Summary checklist for engineering teams

• Define power profile: continuous MW, peak needs, and PUE targets.
• Evaluate site options: existing reactors, grid capacity, water access, and permitting landscape.
• Model economics: capital, financing, PPA terms, decommissioning liabilities.
• Design microgrid controls: fast islanding, blackstart, and secure OT/IT boundaries.
• Plan thermal integration: absorption cooling, heat reuse, and water strategy.
• Partner with nuclear experts: licensing, safety culture, and operational staffing.
• Build workload schedulers that treat power as a constraint and exploit generator flexibility.

Nuclear — and particularly SMRs — won’t be a universal solution overnight. But for organizations running continuous, energy-dense AI workloads with strict carbon goals, the engineering benefits are tangible: predictable baseload, compact footprint, and a path to decarbonization that scales with demand.

The technical takeaway for infrastructure engineers: treat nuclear as a systems integration problem.
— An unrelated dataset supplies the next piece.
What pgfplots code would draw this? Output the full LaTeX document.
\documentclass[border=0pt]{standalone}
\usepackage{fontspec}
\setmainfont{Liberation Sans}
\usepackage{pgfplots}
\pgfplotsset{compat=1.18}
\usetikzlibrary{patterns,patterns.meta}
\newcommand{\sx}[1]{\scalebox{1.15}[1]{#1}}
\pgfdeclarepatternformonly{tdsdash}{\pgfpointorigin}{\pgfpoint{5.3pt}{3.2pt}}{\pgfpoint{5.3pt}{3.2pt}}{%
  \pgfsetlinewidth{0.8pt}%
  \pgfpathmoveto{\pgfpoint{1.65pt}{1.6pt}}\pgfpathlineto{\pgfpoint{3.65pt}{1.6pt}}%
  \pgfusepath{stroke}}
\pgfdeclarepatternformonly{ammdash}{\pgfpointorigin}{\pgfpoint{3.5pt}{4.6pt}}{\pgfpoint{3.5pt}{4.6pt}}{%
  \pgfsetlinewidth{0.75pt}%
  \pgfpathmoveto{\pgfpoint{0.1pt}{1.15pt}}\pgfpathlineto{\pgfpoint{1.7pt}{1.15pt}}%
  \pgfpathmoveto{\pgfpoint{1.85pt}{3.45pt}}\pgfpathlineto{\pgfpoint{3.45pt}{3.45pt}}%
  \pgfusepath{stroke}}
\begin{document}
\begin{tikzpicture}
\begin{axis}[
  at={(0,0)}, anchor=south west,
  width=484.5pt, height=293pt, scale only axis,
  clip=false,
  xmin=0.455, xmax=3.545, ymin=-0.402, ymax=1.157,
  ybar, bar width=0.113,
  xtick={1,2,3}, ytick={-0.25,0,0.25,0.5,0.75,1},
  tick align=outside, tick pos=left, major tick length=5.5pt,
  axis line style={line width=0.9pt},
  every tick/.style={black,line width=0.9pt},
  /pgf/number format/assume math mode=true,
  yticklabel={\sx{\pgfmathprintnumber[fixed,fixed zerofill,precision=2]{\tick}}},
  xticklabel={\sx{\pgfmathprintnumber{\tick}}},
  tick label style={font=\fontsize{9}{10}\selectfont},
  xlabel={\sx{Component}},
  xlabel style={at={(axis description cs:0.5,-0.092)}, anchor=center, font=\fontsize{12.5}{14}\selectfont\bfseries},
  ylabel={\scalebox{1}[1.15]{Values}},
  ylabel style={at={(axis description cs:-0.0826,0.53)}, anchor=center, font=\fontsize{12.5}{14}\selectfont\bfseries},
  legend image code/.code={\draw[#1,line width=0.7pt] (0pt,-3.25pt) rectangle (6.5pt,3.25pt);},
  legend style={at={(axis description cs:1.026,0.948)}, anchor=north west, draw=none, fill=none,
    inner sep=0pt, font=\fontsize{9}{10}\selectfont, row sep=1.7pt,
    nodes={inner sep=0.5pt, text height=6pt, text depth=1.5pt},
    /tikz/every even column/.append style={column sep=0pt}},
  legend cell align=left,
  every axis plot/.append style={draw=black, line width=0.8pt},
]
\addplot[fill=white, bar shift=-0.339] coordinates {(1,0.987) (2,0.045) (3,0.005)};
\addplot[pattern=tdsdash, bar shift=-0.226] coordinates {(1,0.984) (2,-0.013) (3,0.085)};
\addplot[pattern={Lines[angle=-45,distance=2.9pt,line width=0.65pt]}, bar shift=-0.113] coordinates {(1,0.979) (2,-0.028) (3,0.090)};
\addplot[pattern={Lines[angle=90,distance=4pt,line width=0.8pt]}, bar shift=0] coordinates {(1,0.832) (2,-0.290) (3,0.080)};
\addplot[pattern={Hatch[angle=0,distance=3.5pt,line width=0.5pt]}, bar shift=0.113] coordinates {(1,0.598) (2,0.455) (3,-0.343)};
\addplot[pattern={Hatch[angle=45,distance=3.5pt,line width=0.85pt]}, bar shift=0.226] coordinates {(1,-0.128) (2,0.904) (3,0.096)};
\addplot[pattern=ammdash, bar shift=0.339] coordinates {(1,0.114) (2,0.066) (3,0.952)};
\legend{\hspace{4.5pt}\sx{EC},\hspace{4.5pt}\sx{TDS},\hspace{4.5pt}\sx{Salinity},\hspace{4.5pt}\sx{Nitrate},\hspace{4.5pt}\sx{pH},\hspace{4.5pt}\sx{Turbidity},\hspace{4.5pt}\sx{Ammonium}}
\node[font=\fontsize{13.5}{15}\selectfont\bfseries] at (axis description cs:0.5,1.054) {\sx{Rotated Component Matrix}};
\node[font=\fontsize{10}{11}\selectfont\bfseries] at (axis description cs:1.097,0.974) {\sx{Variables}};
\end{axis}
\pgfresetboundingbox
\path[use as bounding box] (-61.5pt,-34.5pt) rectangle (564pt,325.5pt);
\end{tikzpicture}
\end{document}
Align electrical design, thermal planning, control software, and lifecycle contracts early. When you do, you can turn a fundamental constraint into a competitive advantage: predictable, low-carbon power that lets teams run larger models, faster, and with fewer interruptions.

If you’re an engineer evaluating nuclear-backed power, start by building a digital twin of power and compute together — then iterate with nuclear partners to align operational profiles, licensing milestones, and deployment timelines.